* What to produce
In the material below, please retype the lines from the very first through the one with "0.52, 0.72, 0.92]", exactly and without pictures.

* Recorded information
[Begin]

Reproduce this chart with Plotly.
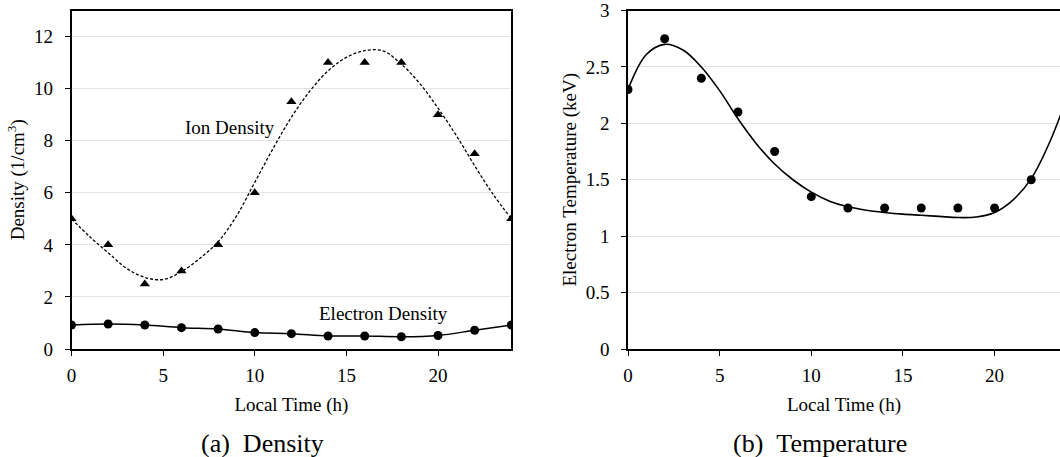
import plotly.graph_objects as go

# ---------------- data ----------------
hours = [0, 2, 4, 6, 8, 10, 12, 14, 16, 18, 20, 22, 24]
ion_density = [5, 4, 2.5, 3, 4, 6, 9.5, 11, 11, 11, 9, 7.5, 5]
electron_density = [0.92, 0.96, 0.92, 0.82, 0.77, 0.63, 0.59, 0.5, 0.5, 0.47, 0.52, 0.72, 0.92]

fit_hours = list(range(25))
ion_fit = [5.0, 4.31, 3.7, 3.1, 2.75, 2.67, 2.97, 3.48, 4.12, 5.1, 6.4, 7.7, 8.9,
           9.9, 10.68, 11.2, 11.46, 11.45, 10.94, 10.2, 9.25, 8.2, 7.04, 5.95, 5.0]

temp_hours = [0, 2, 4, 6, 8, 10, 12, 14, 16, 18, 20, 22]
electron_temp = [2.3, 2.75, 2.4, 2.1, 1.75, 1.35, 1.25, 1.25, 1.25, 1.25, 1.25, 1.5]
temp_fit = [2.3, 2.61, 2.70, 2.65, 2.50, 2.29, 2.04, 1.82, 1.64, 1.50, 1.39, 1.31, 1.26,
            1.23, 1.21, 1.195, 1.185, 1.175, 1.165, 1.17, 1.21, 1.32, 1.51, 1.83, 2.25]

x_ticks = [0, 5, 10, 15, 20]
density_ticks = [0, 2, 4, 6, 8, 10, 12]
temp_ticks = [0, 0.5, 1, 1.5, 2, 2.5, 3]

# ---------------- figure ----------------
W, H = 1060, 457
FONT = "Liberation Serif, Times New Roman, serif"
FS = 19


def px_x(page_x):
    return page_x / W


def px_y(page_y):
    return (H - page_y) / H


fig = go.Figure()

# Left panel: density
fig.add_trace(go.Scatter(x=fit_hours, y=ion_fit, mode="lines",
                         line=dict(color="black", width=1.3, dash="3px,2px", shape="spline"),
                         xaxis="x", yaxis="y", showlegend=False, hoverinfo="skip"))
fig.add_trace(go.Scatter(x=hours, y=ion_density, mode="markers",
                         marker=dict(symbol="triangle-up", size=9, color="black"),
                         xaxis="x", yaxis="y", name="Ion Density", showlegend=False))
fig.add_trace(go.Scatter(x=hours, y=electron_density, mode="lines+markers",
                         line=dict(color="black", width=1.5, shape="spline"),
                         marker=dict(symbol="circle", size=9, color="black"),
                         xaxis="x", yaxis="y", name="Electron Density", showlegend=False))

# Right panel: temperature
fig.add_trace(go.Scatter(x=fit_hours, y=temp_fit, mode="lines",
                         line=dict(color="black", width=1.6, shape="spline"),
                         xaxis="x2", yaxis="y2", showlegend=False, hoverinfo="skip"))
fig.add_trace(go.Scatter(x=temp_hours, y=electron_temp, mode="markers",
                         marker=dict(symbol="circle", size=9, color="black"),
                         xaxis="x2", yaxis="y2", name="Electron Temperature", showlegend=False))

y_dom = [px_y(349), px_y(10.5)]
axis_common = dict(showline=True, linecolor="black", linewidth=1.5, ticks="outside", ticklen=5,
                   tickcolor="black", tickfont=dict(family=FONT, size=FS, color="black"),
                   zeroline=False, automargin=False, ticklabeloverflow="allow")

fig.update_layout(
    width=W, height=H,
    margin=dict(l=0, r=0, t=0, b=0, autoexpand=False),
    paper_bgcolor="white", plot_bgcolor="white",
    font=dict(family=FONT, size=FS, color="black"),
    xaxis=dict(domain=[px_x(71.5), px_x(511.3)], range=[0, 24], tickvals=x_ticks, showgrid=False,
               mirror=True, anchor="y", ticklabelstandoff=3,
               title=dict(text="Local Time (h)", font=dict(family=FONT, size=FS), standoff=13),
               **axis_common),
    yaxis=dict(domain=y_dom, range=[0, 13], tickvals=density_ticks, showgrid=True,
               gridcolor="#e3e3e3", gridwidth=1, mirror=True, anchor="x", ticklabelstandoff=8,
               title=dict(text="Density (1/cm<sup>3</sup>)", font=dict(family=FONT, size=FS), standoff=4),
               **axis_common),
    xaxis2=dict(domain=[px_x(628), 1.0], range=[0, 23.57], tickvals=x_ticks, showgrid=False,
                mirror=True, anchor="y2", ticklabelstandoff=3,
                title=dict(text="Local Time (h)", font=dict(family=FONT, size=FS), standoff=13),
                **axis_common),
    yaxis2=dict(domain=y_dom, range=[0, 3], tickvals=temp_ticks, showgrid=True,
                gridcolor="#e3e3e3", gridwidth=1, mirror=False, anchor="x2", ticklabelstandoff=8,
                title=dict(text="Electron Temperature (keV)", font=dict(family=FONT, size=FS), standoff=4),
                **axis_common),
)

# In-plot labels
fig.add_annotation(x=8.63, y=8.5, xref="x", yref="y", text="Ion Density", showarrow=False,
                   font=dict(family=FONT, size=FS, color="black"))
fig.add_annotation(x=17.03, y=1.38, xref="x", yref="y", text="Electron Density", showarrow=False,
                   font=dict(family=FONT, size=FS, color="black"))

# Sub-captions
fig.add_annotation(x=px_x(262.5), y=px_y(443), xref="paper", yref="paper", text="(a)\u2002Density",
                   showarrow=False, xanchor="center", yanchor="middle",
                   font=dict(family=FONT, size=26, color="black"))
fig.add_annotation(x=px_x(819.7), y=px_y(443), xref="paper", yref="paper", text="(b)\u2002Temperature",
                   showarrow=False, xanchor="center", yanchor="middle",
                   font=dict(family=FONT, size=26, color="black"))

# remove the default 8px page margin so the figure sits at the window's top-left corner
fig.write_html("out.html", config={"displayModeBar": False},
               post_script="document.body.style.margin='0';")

[End]

* Output
Reproduce this chart with Plotly.
import plotly.graph_objects as go

# ---------------- data ----------------
hours = [0, 2, 4, 6, 8, 10, 12, 14, 16, 18, 20, 22, 24]
ion_density = [5, 4, 2.5, 3, 4, 6, 9.5, 11, 11, 11, 9, 7.5, 5]
electron_density = [0.92, 0.96, 0.92, 0.82, 0.77, 0.63, 0.59, 0.5, 0.5, 0.47, 0.52, 0.72, 0.92]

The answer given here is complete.